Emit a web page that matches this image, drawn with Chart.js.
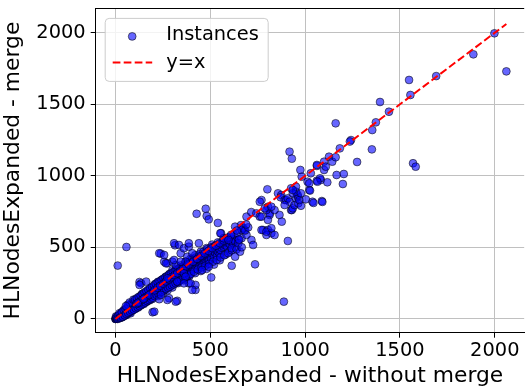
<!DOCTYPE html>
<html>
<head>
<meta charset="utf-8">
<script src="https://cdn.jsdelivr.net/npm/chart.js@4.4.0/dist/chart.umd.min.js"></script>
<style>
html,body{margin:0;padding:0;background:#fff;}
#c{display:block;}
</style>
</head>
<body>
<canvas id="c" width="529" height="389"></canvas>
<script>
// ---- data ----
const xTitle = 'HLNodesExpanded - without merge';
const yTitle = 'HLNodesExpanded - merge';
const legendLabels = ['Instances', 'y=x'];
const xTicks = [0, 500, 1000, 1500, 2000];
const yTicks = [0, 500, 1000, 1500, 2000];

// dense band near the origin
const bandLow = [
[0,0],[1,2],[2,1],[3,3],[4,2],[5,6],[6,4],[7,8],[8,5],[9,10],[10,7],[11,13],[12,9],[13,15],[14,10],[15,17],[16,12],[17,20],[18,13],[19,22],
[20,15],[21,24],[22,16],[24,27],[25,18],[26,30],[27,20],[28,32],[29,22],[30,34],[31,23],[32,37],[33,25],[35,40],[36,27],[37,42],[38,29],[40,45],[41,30],[42,47],
[43,33],[45,50],[46,35],[47,52],[48,36],[50,55],[3,18],[8,15],[16,25],[12,0],[20,5],[28,8],[35,12],[40,18],[48,22],[55,28],[30,40],[38,50],[45,58],[50,38],
[52,45],[54,60],[56,48],[58,63],[60,50],[62,67],[64,53],[66,70],[68,56],[70,75],[72,58],[74,78],[76,62],[78,82],[80,65],[82,88],[84,70],[86,92],[88,72],[90,95],
[92,76],[94,98],[96,80],[98,102],[100,84],[102,108],[104,88],[106,112],[108,90],[110,116],[112,95],[114,118],[116,98],[118,123],[120,100],[122,128],[124,104],[126,130],[128,108],[130,135],
[132,112],[134,140],[136,115],[138,144],[140,118],[142,148],[144,122],[146,152],[148,126],[150,156],[152,130],[154,160],[156,134],[158,163],[160,136],[162,168],[164,140],[166,172],[168,144],[170,176],
[172,148],[174,180],[176,152],[178,184],[180,155],[182,188],[184,158],[186,192],[188,162],[190,196],[192,165],[194,200],[196,168],[198,204],[200,172],
[60,30],[75,45],[90,60],[105,70],[120,80],[135,95],[150,105],[165,120],[180,130],[195,140],[70,95],[85,110],[100,125],[115,140],[130,155],[145,170],[160,185],[175,200],[190,215],[140,175],[80,40]
];

// dense band 200 - 640
const bandMid = [
[202,205],[205,178],[208,212],[210,182],[212,200],[215,218],[218,188],[220,210],[222,226],[225,195],[228,215],[230,234],[232,200],[235,222],[238,240],[240,208],[242,228],[245,248],[248,212],[250,235],
[252,255],[255,220],[258,242],[260,262],[262,225],[265,248],[268,268],[270,232],[272,255],[275,275],[278,238],[280,262],[282,282],[285,245],[288,270],[290,288],[292,250],[295,276],[298,296],[300,256],
[302,282],[305,302],[308,262],[310,290],[312,308],[315,268],[318,296],[320,316],[322,275],[325,302],[328,322],[330,280],[332,308],[335,330],[338,286],[340,315],[342,336],[345,292],[348,322],[350,342],
[352,298],[355,330],[358,350],[360,305],[362,336],[365,356],[368,310],[370,342],[372,362],[375,316],[378,350],[380,370],[382,322],[385,356],[388,376],[390,328],[392,362],[395,382],[398,334],[400,368],
[402,388],[405,340],[408,375],[410,395],[412,346],[415,382],[418,400],[420,352],[422,388],[425,408],[428,358],[430,395],[432,414],[435,365],[438,400],[440,420],[442,370],[445,408],[448,426],[450,376],
[452,414],[455,432],[458,382],[460,420],[462,440],[465,388],[468,426],[470,446],[472,394],[475,432],[478,452],[480,400],[482,438],[485,458],[488,405],[490,445],[492,462],[495,410],[498,450],[500,468],
[505,420],[510,458],[515,476],[520,430],[525,465],[530,484],[535,440],[540,472],[545,490],[550,450],[555,480],[560,498],[565,520],[570,505],[575,535],[580,515],[585,545],[590,500],[595,530],[600,555],
[605,520],[610,540],[615,560],[620,530],[625,555],[630,545],
[210,245],[225,260],[245,275],[265,295],[285,315],[300,340],[320,350],[345,375],[370,400],[395,420],[420,445],[450,470],[480,495],[510,520],[540,535],
[225,160],[250,180],[275,200],[300,220],[330,250],[360,270],[390,300],[420,320],[450,335],[480,350],[520,380],[550,410],[580,450],[600,470]
];

// further instances thickening the band
const bandWide = [
[22,40],[26,10],[34,48],[39,15],[44,62],[49,25],[53,70],[57,35],[63,80],[67,42],[73,88],[77,50],[83,98],[87,58],[93,108],[97,65],[65,100],[75,115],[95,135],[55,90],
[103,135],[107,75],[113,145],[117,82],[123,155],[127,90],[133,162],[137,100],[143,175],[147,108],[153,185],[157,115],[163,195],[167,125],[173,205],[177,132],[183,215],[187,140],[193,225],[197,148],
[110,105],[125,118],[140,133],[155,148],[170,160],[185,176],[200,190],[118,112],[148,140],[178,168],
[203,235],[207,160],[213,245],[217,168],[223,255],[227,175],[233,262],[237,185],[243,272],[247,192],[253,282],[257,200],[263,290],[267,210],[273,300],[277,218],[283,310],[287,225],[293,318],[297,235],
[303,326],[307,242],[313,334],[317,250],[323,342],[327,258],[333,350],[337,266],[343,356],[347,274],[353,366],[357,282],[363,374],[367,290],[373,382],[377,298],[383,392],[387,306],[393,398],[397,314],
[206,200],[222,218],[236,232],[252,246],[266,262],[282,276],[296,292],[312,306],[326,320],[342,336],[356,350],[372,366],[386,380],
[404,420],[414,330],[424,430],[434,345],[444,452],[454,360],[464,470],[474,372],[484,488],[494,385],[504,500],[514,400],[524,510],[534,412],[544,520],[554,430],[564,540],[574,445],[584,560],[594,460],
[604,575],[614,480],[624,590],[634,500],[644,600],[410,400],[430,420],[450,440],[470,458],[490,476],[510,495],[530,512],[550,530],[570,548],[590,568],[610,588]
];

// scattered instances
const scattered = [
[12,373],[58,503],[196,47],[127,258],[136,249],[239,457],[257,400],[274,389],[300,400],[314,515],[309,529],[335,517],[344,459],[379,435],[405,459],[440,529],[428,735],[476,770],[481,720],[492,696],
[540,671],[283,145],[326,127],[422,203],[387,249],[422,238],[457,342],[492,365],[505,290],[318,377],[370,400],[274,284],[326,261],[557,599],[570,564],[596,552],[613,494],[639,487],[613,372],[631,435],
[657,470],[648,552],[665,564],[648,529],[662,656],[679,622],[691,715],[691,587],[674,634],[717,552],[726,517],[631,645],[665,622],[736,382],[640,618],[652,555],[684,618],[666,501],[700,640],[690,660],
[716,747],[743,738],[761,715],[770,715],[813,738],[813,727],[865,727],[877,680],[804,692],[778,622],[804,622],[822,599],[796,587],[839,587],[770,622],[796,610],[822,634],[801,906],[770,831],[761,819],
[804,784],[796,761],[787,773],[839,761],[822,784],[857,878],[874,866],[871,850],[892,831],[900,831],[909,843],[918,819],[892,796],[926,761],[930,761],[935,773],[944,796],[952,843],[961,854],[961,866],
[964,808],[978,791],[926,913],[935,878],[952,889],[952,924],[935,901],[970,831],[978,878],[1004,836],[1039,819],[1088,824],[1022,901],[1013,959],[1022,948],[1062,966],[1083,971],[1117,955],[1166,1006],[1204,1013],
[1199,943],[975,1041],[982,994],[1030,1018],[1062,1069],[1100,1041],[1100,1099],[1126,1134],[1143,1099],[1161,1130],[1183,1192],[1242,1250],[1236,1240],[1274,1097],[1352,1185],[1354,1320],[1373,1374],[1395,1516],[1442,1448],[918,1169],
[930,1120],[1161,1367],[1548,1670],[1555,1565],[1691,1697],[1569,1088],[1583,1064],[909,545],[888,121],[1887,1849],[2061,1730],[1998,1996],[1026,897],[1044,811],[1091,818],[1079,983],[1065,959],[1062,1076],[1109,1064],
[361,494],[387,505],[231,459],[257,447],[266,389],[309,412],[344,400],[361,319],[370,295],[396,249],[361,249],[405,203],[162,261],[127,238],[205,51],[274,133],[318,121],[231,138],[240,168],[387,529],[553,599]
];

const instancePoints = bandLow.concat(bandMid, bandWide, scattered).map(p => ({x: p[0], y: p[1]}));
const allX = instancePoints.map(p => p.x);
const diagStart = Math.min(...allX);
const diagEnd = Math.max(...allX);
const diagLine = [{x: diagStart, y: diagStart}, {x: diagEnd, y: diagEnd}];

// ---- drawing ----
const FONT = "'DejaVu Sans', sans-serif";
const tickFont = {family: FONT, size: 19.4};
const titleFont = {family: FONT, size: 21.8};

const mplFrame = {
  id: 'mplFrame',
  afterDraw(chart) {
    const ctx = chart.ctx, a = chart.chartArea;
    ctx.save();
    // top spine
    ctx.strokeStyle = '#000';
    ctx.lineWidth = 1;
    ctx.beginPath();
    ctx.moveTo(a.left, Math.round(a.top) + 0.5);
    ctx.lineTo(a.right, Math.round(a.top) + 0.5);
    ctx.stroke();
    // legend box
    const bx = a.left + 9.5, by = a.top + 10, bw = 163, bh = 63;
    ctx.fillStyle = 'rgba(255,255,255,0.8)';
    ctx.strokeStyle = '#cccccc';
    ctx.lineWidth = 1;
    ctx.beginPath();
    ctx.roundRect(bx, by, bw, bh, 4);
    ctx.fill();
    ctx.stroke();
    const ds = chart.data.datasets;
    const sc = ds.find(d => d.label === legendLabels[0]);
    const ln = ds.find(d => d.label === legendLabels[1]);
    // marker
    ctx.beginPath();
    ctx.arc(bx + 27, by + 18, sc.pointRadius, 0, Math.PI * 2);
    ctx.fillStyle = sc.backgroundColor;
    ctx.fill();
    ctx.lineWidth = sc.borderWidth;
    ctx.strokeStyle = sc.borderColor;
    ctx.stroke();
    // dashed line
    ctx.beginPath();
    ctx.setLineDash(ln.borderDash);
    ctx.strokeStyle = ln.borderColor;
    ctx.lineWidth = ln.borderWidth;
    ctx.moveTo(bx + 7.5, by + 44);
    ctx.lineTo(bx + 47, by + 44);
    ctx.stroke();
    ctx.setLineDash([]);
    // texts
    ctx.fillStyle = '#000';
    ctx.font = "19.4px " + FONT;
    ctx.textBaseline = 'middle';
    ctx.textAlign = 'left';
    ctx.fillText(legendLabels[0], bx + 61, by + 17);
    ctx.fillText(legendLabels[1], bx + 61, by + 45);
    ctx.restore();
  }
};

new Chart(document.getElementById('c'), {
  data: {
    datasets: [
      {
        type: 'line',
        label: legendLabels[1],
        data: diagLine,
        borderColor: '#ff0000',
        borderWidth: 2,
        borderDash: [7.7, 3.3],
        pointRadius: 0,
        fill: false,
        order: 0
      },
      {
        type: 'scatter',
        label: legendLabels[0],
        data: instancePoints,
        backgroundColor: 'rgba(0,0,255,0.6)',
        borderColor: 'rgba(0,0,0,0.6)',
        borderWidth: 0.9,
        pointRadius: 3.9,
        pointHoverRadius: 3.9,
        order: 1
      }
    ]
  },
  options: {
    responsive: false,
    animation: false,
    devicePixelRatio: 1,
    layout: {padding: {top: 8.4, right: 0, left: 0, bottom: 0}},
    plugins: {legend: {display: false}, tooltip: {enabled: false}},
    scales: {
      x: {
        type: 'linear',
        min: -104, max: 2155,
        afterFit: s => { s.height = 56.3; s.paddingLeft = 0; s.paddingRight = 0; },
        afterBuildTicks: s => { s.ticks = xTicks.map(v => ({value: v})); },
        grid: {color: '#c0c0c0', lineWidth: 1, tickLength: 5, tickColor: '#000'},
        border: {color: '#000', width: 1},
        ticks: {font: tickFont, color: '#000', padding: 2, maxRotation: 0, callback: v => String(v)},
        title: {display: true, text: xTitle, font: titleFont, color: '#000', padding: {top: 0, bottom: 0}}
      },
      y: {
        type: 'linear',
        min: -96, max: 2170,
        afterFit: s => { s.width = 95.7; s.paddingTop = 0; s.paddingBottom = 0; },
        afterBuildTicks: s => { s.ticks = yTicks.map(v => ({value: v})); },
        grid: {color: '#c0c0c0', lineWidth: 1, tickLength: 5, tickColor: '#000'},
        border: {color: '#000', width: 1},
        ticks: {font: tickFont, color: '#000', padding: 5, callback: v => String(v)},
        title: {display: true, text: yTitle, font: titleFont, color: '#000', padding: {top: 0, bottom: 0}}
      }
    }
  },
  plugins: [mplFrame]
});
</script>
</body>
</html>
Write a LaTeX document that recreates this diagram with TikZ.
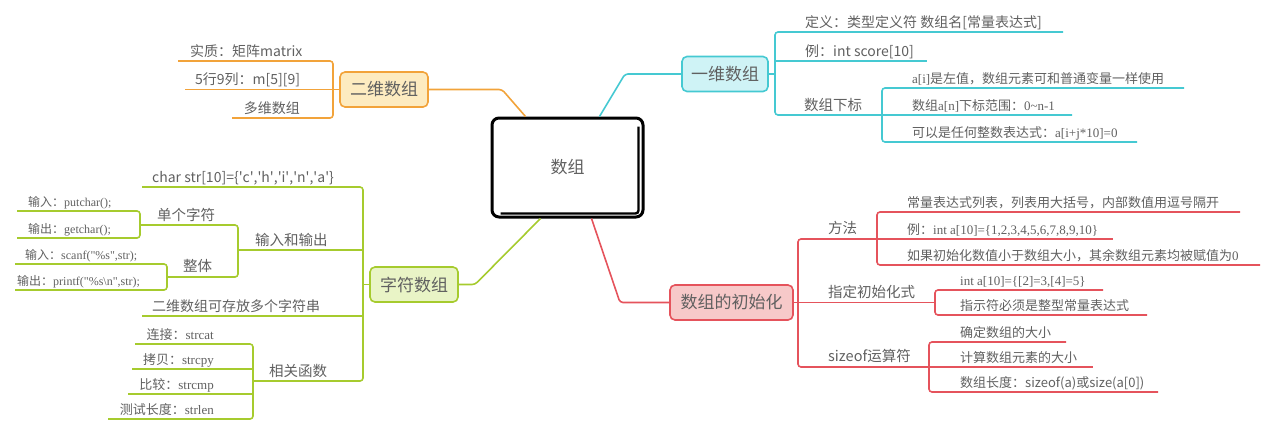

+++++

# WORK TO COMPLETE
Restate the lines of the records exactly, starting at the first and stopping after the line with "const yTicks = [0, 500, 1000, 1500, 2000];". Leave out any picture.

# SOLVED EXERCISE
Emit a web page that matches this image, drawn with Chart.js.
<!DOCTYPE html>
<html>
<head>
<meta charset="utf-8">
<script src="https://cdn.jsdelivr.net/npm/chart.js@4.4.0/dist/chart.umd.min.js"></script>
<style>
html,body{margin:0;padding:0;background:#fff;}
#c{display:block;}
</style>
</head>
<body>
<canvas id="c" width="529" height="389"></canvas>
<script>
// ---- data ----
const xTitle = 'HLNodesExpanded - without merge';
const yTitle = 'HLNodesExpanded - merge';
const legendLabels = ['Instances', 'y=x'];
const xTicks = [0, 500, 1000, 1500, 2000];
const yTicks = [0, 500, 1000, 1500, 2000];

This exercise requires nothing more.